Written problem:
Omit every picture, and retype the lines that run from the beginning of the data below through the line containing "(f2 |- mem.south);", inclusive.

══════════

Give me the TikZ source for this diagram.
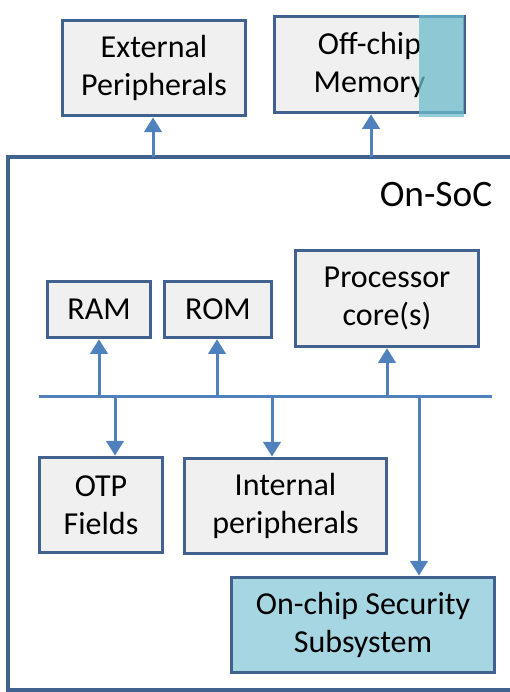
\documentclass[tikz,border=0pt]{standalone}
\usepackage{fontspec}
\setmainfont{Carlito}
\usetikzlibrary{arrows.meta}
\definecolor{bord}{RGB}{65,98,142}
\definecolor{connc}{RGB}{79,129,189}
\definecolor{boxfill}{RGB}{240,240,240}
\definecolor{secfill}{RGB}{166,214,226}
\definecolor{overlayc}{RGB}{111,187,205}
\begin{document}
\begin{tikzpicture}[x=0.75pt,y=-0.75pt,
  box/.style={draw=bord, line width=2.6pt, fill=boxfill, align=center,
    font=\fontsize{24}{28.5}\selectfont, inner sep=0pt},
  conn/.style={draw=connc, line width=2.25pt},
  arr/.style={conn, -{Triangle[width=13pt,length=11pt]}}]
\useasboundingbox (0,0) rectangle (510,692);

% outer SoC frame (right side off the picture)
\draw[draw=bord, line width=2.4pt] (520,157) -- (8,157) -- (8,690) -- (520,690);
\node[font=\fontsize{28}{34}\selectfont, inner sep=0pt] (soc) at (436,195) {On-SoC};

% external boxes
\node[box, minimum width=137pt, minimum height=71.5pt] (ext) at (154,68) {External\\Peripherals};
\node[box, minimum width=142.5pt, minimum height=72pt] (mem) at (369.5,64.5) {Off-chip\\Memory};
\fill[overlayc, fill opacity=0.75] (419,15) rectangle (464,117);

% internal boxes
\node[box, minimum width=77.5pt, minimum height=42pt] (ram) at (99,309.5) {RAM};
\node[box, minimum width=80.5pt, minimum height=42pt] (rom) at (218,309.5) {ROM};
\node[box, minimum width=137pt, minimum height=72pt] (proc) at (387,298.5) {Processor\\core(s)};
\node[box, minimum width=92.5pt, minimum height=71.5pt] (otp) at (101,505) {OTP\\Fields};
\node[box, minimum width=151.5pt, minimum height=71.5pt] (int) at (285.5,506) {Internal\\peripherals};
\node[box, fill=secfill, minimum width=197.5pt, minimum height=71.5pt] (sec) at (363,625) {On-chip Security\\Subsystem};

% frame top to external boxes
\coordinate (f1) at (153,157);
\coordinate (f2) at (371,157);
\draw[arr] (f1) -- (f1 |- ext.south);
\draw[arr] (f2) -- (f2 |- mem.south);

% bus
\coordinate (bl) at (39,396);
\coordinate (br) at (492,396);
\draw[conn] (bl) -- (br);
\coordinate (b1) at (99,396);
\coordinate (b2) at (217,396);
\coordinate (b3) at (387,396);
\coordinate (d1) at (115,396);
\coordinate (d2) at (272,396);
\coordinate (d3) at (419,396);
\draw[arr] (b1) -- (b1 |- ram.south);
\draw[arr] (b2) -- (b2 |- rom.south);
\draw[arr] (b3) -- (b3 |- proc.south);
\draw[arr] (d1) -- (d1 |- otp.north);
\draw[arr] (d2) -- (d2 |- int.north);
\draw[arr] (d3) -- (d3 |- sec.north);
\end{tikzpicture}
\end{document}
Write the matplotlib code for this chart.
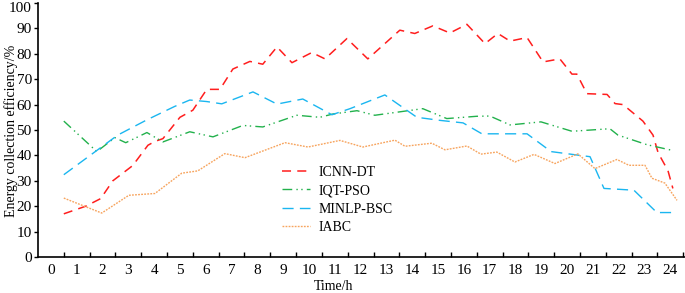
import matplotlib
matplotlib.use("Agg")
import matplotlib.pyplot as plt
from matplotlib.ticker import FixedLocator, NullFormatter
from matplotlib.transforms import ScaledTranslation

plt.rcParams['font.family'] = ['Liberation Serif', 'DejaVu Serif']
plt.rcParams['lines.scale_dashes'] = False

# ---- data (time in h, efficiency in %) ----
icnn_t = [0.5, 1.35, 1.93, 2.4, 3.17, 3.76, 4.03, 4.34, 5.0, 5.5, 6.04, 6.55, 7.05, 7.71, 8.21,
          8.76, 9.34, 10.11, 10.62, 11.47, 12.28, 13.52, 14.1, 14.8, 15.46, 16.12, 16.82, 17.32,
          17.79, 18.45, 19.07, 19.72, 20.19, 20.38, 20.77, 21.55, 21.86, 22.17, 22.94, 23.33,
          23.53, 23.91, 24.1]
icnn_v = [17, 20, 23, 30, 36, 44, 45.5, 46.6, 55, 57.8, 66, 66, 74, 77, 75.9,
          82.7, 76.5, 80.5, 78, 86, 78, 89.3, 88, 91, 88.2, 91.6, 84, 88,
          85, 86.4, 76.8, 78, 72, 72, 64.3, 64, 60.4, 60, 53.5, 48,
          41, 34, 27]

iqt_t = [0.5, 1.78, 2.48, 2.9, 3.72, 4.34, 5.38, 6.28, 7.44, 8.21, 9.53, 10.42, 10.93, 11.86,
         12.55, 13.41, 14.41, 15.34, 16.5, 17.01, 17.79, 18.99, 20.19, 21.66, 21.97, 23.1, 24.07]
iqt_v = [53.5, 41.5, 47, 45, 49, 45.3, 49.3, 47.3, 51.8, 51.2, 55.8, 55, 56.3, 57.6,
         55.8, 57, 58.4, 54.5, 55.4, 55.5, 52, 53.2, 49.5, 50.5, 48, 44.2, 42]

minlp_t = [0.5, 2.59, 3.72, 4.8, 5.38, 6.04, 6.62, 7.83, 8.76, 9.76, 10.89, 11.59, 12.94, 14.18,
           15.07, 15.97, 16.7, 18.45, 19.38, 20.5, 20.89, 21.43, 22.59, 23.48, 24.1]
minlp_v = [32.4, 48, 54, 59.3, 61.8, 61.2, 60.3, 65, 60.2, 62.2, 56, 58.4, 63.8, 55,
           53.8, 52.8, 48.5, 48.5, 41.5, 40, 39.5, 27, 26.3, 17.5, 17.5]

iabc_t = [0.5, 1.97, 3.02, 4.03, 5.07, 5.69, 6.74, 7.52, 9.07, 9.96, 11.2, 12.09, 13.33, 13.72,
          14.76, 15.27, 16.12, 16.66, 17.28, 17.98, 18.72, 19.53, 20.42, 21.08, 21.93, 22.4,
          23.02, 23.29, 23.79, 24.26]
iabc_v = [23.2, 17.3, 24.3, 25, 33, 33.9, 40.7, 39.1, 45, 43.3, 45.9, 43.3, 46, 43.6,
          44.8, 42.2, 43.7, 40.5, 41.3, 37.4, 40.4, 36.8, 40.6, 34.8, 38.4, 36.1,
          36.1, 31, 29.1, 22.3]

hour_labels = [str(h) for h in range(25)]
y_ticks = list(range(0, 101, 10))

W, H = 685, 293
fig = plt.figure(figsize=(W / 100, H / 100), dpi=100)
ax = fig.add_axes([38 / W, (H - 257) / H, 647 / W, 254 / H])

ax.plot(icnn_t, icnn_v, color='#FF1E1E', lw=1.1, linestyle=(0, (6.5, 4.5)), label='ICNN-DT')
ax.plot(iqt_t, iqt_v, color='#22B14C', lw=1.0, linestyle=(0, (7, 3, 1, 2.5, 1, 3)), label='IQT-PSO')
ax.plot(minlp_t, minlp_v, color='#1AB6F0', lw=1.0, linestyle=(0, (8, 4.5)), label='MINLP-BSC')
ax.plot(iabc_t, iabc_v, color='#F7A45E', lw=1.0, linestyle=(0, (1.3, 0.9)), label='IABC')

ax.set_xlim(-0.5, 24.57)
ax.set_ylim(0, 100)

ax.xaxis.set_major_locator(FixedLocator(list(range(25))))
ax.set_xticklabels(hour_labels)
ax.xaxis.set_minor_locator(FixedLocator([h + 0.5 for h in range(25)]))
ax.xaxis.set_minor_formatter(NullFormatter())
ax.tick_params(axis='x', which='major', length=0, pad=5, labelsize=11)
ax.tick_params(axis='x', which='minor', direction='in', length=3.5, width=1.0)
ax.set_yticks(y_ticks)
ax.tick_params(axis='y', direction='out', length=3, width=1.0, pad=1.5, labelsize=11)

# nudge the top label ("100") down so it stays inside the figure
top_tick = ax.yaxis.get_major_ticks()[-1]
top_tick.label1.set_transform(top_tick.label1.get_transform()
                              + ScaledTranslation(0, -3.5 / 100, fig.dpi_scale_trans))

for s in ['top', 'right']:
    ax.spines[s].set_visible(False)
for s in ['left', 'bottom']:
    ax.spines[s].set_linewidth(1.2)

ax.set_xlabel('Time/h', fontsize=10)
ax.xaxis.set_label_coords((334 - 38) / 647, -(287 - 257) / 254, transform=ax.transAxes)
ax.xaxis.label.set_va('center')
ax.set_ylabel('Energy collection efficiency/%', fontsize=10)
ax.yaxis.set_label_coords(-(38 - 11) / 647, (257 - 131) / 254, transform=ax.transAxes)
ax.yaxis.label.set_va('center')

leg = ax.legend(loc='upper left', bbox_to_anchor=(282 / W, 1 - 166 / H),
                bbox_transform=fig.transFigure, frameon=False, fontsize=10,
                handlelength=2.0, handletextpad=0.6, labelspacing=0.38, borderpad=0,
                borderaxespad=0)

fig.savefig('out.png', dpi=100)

══════════

Response for this exercise:
Give me the TikZ source for this diagram.
\documentclass[tikz,border=0pt]{standalone}
\usepackage{fontspec}
\setmainfont{Carlito}
\usetikzlibrary{arrows.meta}
\definecolor{bord}{RGB}{65,98,142}
\definecolor{connc}{RGB}{79,129,189}
\definecolor{boxfill}{RGB}{240,240,240}
\definecolor{secfill}{RGB}{166,214,226}
\definecolor{overlayc}{RGB}{111,187,205}
\begin{document}
\begin{tikzpicture}[x=0.75pt,y=-0.75pt,
  box/.style={draw=bord, line width=2.6pt, fill=boxfill, align=center,
    font=\fontsize{24}{28.5}\selectfont, inner sep=0pt},
  conn/.style={draw=connc, line width=2.25pt},
  arr/.style={conn, -{Triangle[width=13pt,length=11pt]}}]
\useasboundingbox (0,0) rectangle (510,692);

% outer SoC frame (right side off the picture)
\draw[draw=bord, line width=2.4pt] (520,157) -- (8,157) -- (8,690) -- (520,690);
\node[font=\fontsize{28}{34}\selectfont, inner sep=0pt] (soc) at (436,195) {On-SoC};

% external boxes
\node[box, minimum width=137pt, minimum height=71.5pt] (ext) at (154,68) {External\\Peripherals};
\node[box, minimum width=142.5pt, minimum height=72pt] (mem) at (369.5,64.5) {Off-chip\\Memory};
\fill[overlayc, fill opacity=0.75] (419,15) rectangle (464,117);

% internal boxes
\node[box, minimum width=77.5pt, minimum height=42pt] (ram) at (99,309.5) {RAM};
\node[box, minimum width=80.5pt, minimum height=42pt] (rom) at (218,309.5) {ROM};
\node[box, minimum width=137pt, minimum height=72pt] (proc) at (387,298.5) {Processor\\core(s)};
\node[box, minimum width=92.5pt, minimum height=71.5pt] (otp) at (101,505) {OTP\\Fields};
\node[box, minimum width=151.5pt, minimum height=71.5pt] (int) at (285.5,506) {Internal\\peripherals};
\node[box, fill=secfill, minimum width=197.5pt, minimum height=71.5pt] (sec) at (363,625) {On-chip Security\\Subsystem};

% frame top to external boxes
\coordinate (f1) at (153,157);
\coordinate (f2) at (371,157);
\draw[arr] (f1) -- (f1 |- ext.south);
\draw[arr] (f2) -- (f2 |- mem.south);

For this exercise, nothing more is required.